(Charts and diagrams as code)
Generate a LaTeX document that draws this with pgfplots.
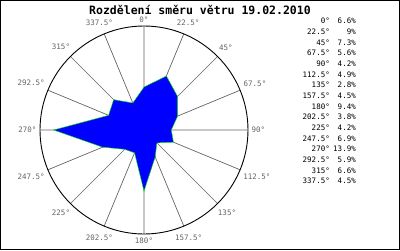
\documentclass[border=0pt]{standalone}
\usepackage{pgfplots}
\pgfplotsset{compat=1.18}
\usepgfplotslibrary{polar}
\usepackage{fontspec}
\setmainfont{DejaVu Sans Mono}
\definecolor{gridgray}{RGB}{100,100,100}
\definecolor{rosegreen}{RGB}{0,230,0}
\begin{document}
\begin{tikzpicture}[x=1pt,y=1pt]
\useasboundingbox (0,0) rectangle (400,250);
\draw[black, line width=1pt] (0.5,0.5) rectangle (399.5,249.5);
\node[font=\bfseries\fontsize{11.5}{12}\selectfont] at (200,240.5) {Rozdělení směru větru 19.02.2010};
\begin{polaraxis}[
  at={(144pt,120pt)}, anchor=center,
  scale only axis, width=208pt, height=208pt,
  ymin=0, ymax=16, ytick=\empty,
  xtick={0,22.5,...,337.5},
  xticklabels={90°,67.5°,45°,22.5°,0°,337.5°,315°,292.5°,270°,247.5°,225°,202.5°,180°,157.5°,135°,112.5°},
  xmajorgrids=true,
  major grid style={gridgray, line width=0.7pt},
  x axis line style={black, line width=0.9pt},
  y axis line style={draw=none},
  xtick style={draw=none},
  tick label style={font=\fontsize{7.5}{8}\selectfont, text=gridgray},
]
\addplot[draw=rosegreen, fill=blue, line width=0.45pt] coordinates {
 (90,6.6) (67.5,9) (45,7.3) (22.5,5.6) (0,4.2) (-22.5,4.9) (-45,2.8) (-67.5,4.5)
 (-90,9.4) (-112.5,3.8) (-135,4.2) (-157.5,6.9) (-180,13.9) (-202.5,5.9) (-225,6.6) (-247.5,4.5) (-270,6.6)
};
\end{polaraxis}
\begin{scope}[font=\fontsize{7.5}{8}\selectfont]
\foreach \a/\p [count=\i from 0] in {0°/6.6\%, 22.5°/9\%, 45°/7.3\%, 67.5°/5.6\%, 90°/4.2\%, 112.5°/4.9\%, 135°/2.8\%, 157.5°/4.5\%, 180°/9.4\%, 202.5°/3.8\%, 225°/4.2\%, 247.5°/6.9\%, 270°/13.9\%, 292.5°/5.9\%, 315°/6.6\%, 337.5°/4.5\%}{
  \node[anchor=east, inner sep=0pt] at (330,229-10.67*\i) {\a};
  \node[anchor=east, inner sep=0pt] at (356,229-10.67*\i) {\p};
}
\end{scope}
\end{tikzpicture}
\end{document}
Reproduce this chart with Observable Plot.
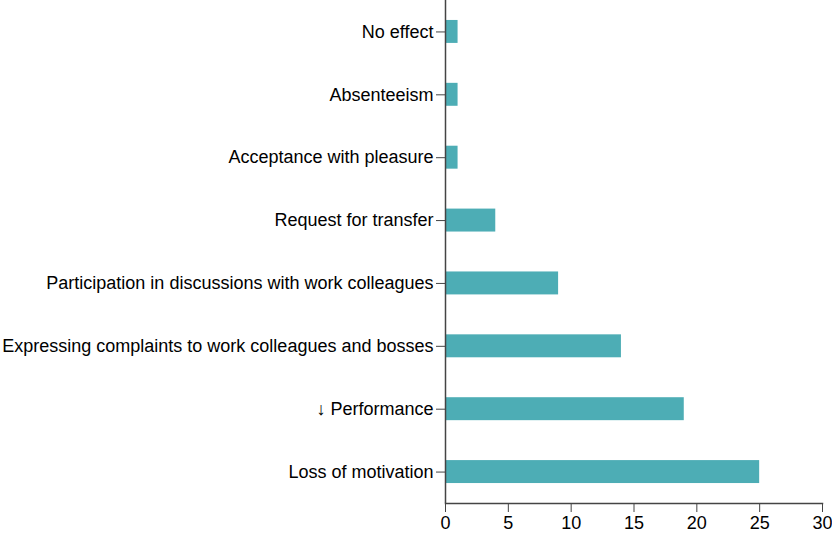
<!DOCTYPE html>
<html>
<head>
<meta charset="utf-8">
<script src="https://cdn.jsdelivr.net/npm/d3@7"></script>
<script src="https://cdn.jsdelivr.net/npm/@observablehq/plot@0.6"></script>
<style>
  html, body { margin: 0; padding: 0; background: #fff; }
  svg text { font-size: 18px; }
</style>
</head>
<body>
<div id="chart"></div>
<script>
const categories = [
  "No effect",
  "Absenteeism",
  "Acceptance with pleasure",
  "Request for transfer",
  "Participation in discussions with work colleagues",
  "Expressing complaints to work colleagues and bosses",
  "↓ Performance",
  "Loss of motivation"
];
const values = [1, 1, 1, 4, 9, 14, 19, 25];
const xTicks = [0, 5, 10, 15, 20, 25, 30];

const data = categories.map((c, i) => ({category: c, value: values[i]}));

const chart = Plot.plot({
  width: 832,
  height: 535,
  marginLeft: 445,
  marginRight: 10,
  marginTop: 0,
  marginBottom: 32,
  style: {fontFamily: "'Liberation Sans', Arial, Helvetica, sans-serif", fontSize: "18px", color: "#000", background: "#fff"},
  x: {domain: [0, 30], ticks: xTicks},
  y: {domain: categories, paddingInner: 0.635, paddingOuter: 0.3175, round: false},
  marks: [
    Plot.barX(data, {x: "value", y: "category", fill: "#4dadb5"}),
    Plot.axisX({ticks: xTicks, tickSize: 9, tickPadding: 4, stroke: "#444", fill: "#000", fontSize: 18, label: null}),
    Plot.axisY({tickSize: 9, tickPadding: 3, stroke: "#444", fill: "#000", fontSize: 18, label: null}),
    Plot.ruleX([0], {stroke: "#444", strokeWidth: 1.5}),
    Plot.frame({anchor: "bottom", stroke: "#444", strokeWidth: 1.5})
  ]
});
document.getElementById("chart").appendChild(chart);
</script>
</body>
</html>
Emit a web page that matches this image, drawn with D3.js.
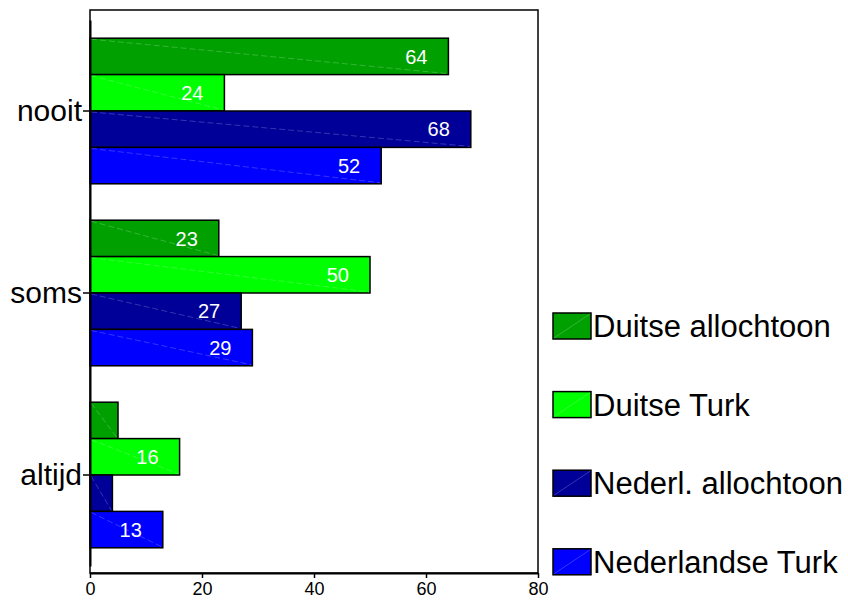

* [Written task] Restate the data above word for word. Skip every picture.

* [Exercise response]
Generate a LaTeX document that draws this with pgfplots.
\documentclass[border=0pt]{standalone}
\usepackage{pgfplots}
\pgfplotsset{compat=1.18}
\usepgfplotslibrary{polar}
\usepackage{fontspec}
\setmainfont{DejaVu Sans Mono}
\definecolor{gridgray}{RGB}{100,100,100}
\definecolor{rosegreen}{RGB}{0,230,0}
\begin{document}
\begin{tikzpicture}[x=1pt,y=1pt]
\useasboundingbox (0,0) rectangle (400,250);
\draw[black, line width=1pt] (0.5,0.5) rectangle (399.5,249.5);
\node[font=\bfseries\fontsize{11.5}{12}\selectfont] at (200,240.5) {Rozdělení směru větru 19.02.2010};
\begin{polaraxis}[
  at={(144pt,120pt)}, anchor=center,
  scale only axis, width=208pt, height=208pt,
  ymin=0, ymax=16, ytick=\empty,
  xtick={0,22.5,...,337.5},
  xticklabels={90°,67.5°,45°,22.5°,0°,337.5°,315°,292.5°,270°,247.5°,225°,202.5°,180°,157.5°,135°,112.5°},
  xmajorgrids=true,
  major grid style={gridgray, line width=0.7pt},
  x axis line style={black, line width=0.9pt},
  y axis line style={draw=none},
  xtick style={draw=none},
  tick label style={font=\fontsize{7.5}{8}\selectfont, text=gridgray},
]
\addplot[draw=rosegreen, fill=blue, line width=0.45pt] coordinates {
 (90,6.6) (67.5,9) (45,7.3) (22.5,5.6) (0,4.2) (-22.5,4.9) (-45,2.8) (-67.5,4.5)
 (-90,9.4) (-112.5,3.8) (-135,4.2) (-157.5,6.9) (-180,13.9) (-202.5,5.9) (-225,6.6) (-247.5,4.5) (-270,6.6)
};
\end{polaraxis}
\begin{scope}[font=\fontsize{7.5}{8}\selectfont]
\foreach \a/\p [count=\i from 0] in {0°/6.6\%, 22.5°/9\%, 45°/7.3\%, 67.5°/5.6\%, 90°/4.2\%, 112.5°/4.9\%, 135°/2.8\%, 157.5°/4.5\%, 180°/9.4\%, 202.5°/3.8\%, 225°/4.2\%, 247.5°/6.9\%, 270°/13.9\%, 292.5°/5.9\%, 315°/6.6\%, 337.5°/4.5\%}{
  \node[anchor=east, inner sep=0pt] at (330,229-10.67*\i) {\a};
  \node[anchor=east, inner sep=0pt] at (356,229-10.67*\i) {\p};
}
\end{scope}
\end{tikzpicture}
\end{document}
Reproduce this chart with Observable Plot.
<!DOCTYPE html>
<html>
<head>
<meta charset="utf-8">
<script src="https://cdn.jsdelivr.net/npm/d3@7"></script>
<script src="https://cdn.jsdelivr.net/npm/@observablehq/plot@0.6"></script>
<style>
  html, body { margin: 0; padding: 0; background: #fff; }
  svg text { font-size: 18px; }
</style>
</head>
<body>
<div id="chart"></div>
<script>
const categories = [
  "No effect",
  "Absenteeism",
  "Acceptance with pleasure",
  "Request for transfer",
  "Participation in discussions with work colleagues",
  "Expressing complaints to work colleagues and bosses",
  "↓ Performance",
  "Loss of motivation"
];
const values = [1, 1, 1, 4, 9, 14, 19, 25];
const xTicks = [0, 5, 10, 15, 20, 25, 30];

const data = categories.map((c, i) => ({category: c, value: values[i]}));

const chart = Plot.plot({
  width: 832,
  height: 535,
  marginLeft: 445,
  marginRight: 10,
  marginTop: 0,
  marginBottom: 32,
  style: {fontFamily: "'Liberation Sans', Arial, Helvetica, sans-serif", fontSize: "18px", color: "#000", background: "#fff"},
  x: {domain: [0, 30], ticks: xTicks},
  y: {domain: categories, paddingInner: 0.635, paddingOuter: 0.3175, round: false},
  marks: [
    Plot.barX(data, {x: "value", y: "category", fill: "#4dadb5"}),
    Plot.axisX({ticks: xTicks, tickSize: 9, tickPadding: 4, stroke: "#444", fill: "#000", fontSize: 18, label: null}),
    Plot.axisY({tickSize: 9, tickPadding: 3, stroke: "#444", fill: "#000", fontSize: 18, label: null}),
    Plot.ruleX([0], {stroke: "#444", strokeWidth: 1.5}),
    Plot.frame({anchor: "bottom", stroke: "#444", strokeWidth: 1.5})
  ]
});
document.getElementById("chart").appendChild(chart);
</script>
</body>
</html>
Emit a web page that matches this image, drawn with D3.js.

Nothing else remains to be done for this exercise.